"If you are willing to make the sacrifices it will be worth it."
That would be the answer I received when I prayed about buying our house. About now I'm feeling like I should have asked for the term specifications on these sacrifices. I'm worn out. There's so much work to be done it feels like we'll never be DONE done. At this point I can't even see the light at the end of the tunnel of done-enough-to-move-in. I'm sick of paying for a storage unit and sick of having no idea where my things are in said storage unit. When we packed up to move back in with my inlaws (who have been extremely gracious) I didn't bother to label much stuff because I didn't think it would be in storage long. On the off chance that we were here when the weather changed I had the forethought to at least put all the warm clothes together. Well- what I thought was all of them. I got out the pile and sorted through it and there's a bunch not in there. Like the boys' winter coats for example. At some point it will be winter and they'll need them. They might even need them for deer season in two weeks. Dang.

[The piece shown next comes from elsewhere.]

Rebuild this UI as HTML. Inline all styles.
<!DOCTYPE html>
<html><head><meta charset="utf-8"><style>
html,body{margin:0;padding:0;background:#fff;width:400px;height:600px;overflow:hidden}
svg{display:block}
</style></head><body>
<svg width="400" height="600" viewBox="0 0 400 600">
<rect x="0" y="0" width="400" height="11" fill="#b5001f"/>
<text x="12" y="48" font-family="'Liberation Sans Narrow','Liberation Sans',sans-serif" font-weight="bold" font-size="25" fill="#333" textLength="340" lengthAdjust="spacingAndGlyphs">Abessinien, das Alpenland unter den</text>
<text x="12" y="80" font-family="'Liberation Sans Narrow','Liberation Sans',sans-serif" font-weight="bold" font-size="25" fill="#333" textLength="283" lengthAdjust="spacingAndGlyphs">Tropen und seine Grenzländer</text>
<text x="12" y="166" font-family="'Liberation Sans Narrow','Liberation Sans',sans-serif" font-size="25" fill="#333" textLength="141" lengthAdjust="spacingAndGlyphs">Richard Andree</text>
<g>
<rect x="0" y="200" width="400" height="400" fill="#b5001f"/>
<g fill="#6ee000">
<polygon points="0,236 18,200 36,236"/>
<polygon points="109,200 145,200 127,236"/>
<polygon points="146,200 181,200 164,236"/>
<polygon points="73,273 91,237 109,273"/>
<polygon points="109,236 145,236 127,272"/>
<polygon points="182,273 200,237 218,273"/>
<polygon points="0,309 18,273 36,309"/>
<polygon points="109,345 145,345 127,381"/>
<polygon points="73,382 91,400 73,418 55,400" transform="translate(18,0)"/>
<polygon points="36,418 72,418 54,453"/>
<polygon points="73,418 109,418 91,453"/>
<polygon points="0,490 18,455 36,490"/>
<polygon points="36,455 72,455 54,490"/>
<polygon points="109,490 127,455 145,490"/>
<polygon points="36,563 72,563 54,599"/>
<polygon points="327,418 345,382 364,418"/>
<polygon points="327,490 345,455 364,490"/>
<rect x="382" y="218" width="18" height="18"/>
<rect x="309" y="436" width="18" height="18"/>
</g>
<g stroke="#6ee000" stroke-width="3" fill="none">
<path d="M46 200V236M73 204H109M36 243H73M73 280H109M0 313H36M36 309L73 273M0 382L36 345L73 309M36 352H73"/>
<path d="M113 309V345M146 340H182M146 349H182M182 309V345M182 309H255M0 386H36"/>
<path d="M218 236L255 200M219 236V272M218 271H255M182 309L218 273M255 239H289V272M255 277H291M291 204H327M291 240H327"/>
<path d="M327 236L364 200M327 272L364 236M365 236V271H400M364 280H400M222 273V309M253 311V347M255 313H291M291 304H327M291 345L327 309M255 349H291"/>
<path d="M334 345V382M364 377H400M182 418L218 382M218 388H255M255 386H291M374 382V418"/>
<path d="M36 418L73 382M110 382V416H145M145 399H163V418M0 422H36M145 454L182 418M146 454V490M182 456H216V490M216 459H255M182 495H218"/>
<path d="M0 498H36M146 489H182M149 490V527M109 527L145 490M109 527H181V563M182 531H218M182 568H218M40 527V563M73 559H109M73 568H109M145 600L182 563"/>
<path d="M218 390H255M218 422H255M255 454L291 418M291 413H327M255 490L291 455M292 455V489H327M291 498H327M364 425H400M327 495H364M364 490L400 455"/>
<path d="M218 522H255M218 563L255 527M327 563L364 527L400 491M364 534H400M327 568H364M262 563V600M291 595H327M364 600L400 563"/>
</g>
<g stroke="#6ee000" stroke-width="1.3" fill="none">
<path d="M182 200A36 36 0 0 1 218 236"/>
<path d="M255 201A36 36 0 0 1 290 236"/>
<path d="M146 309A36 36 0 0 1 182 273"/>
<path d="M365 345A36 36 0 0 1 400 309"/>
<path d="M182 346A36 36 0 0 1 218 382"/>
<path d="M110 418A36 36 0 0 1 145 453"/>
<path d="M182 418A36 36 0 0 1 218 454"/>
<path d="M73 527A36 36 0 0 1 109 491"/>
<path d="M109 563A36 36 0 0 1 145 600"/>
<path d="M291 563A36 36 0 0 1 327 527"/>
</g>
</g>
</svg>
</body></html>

Rooms need to be painted, but before that can happen a lot of scrubbing and patching (and mudding in some cases) will need to happen. And before that can happen- plumbing needs to be run, floors put in, walls put in, sheet rock hung, appliances moved OUT of the boys' room (preferrably BEFORE the door gets put on because I don't know if they'll fit otherwise), spare lumber out of OUR room. Etcetera and so forth.
Bibbity Bobbity BOO!
That one didn't work either.
I don't know how much electrical is going to happen before we move in- though it all needs to be replaced eventually. (Side note: sometimes it drives me BATTY how many things we have to plug in. Though I am grateful for technology sometimes I feel as though we're being overrun with cords for our cordless devices. Ya know? Topic for another day.) Our kitchen is going to be in a sad state likely for the next two years.
Maybe by Christmas we'll be in.
Hopefully by summer.
My primary job in all of this is to take care of the children. 3 boys. 1, 3, and 5. Who get into EVERYTHING. Charlie wants to eat everything- and I don't want him dining on the screws or dead bugs he finds lying around the house. There have been many times that I have longed to deal with power tools and numbers instead of the constant drone of "MAAaaaahm!' Because even if I TRY to help- if the kids are there and I am there they get all up in my face or are in each others faces and my MomBrain won't just let it be.
Joy in the journey. I know. Days are long and the years are short. Gotcha. But right now can I just have a nap please?!
Oddly enough I am so looking forward to General Conference this weekend. Where I'm not preparing a lesson and shushing wee ones (thank goodness for closed captions!). We're supposed to be making our traditional cinnamon rolls in honor of the event. Which reminds me of what I'm *supposed* to be doing right now- getting the dough made.
Better hop to it.
Yes, I'd love some cheese to go with my whine.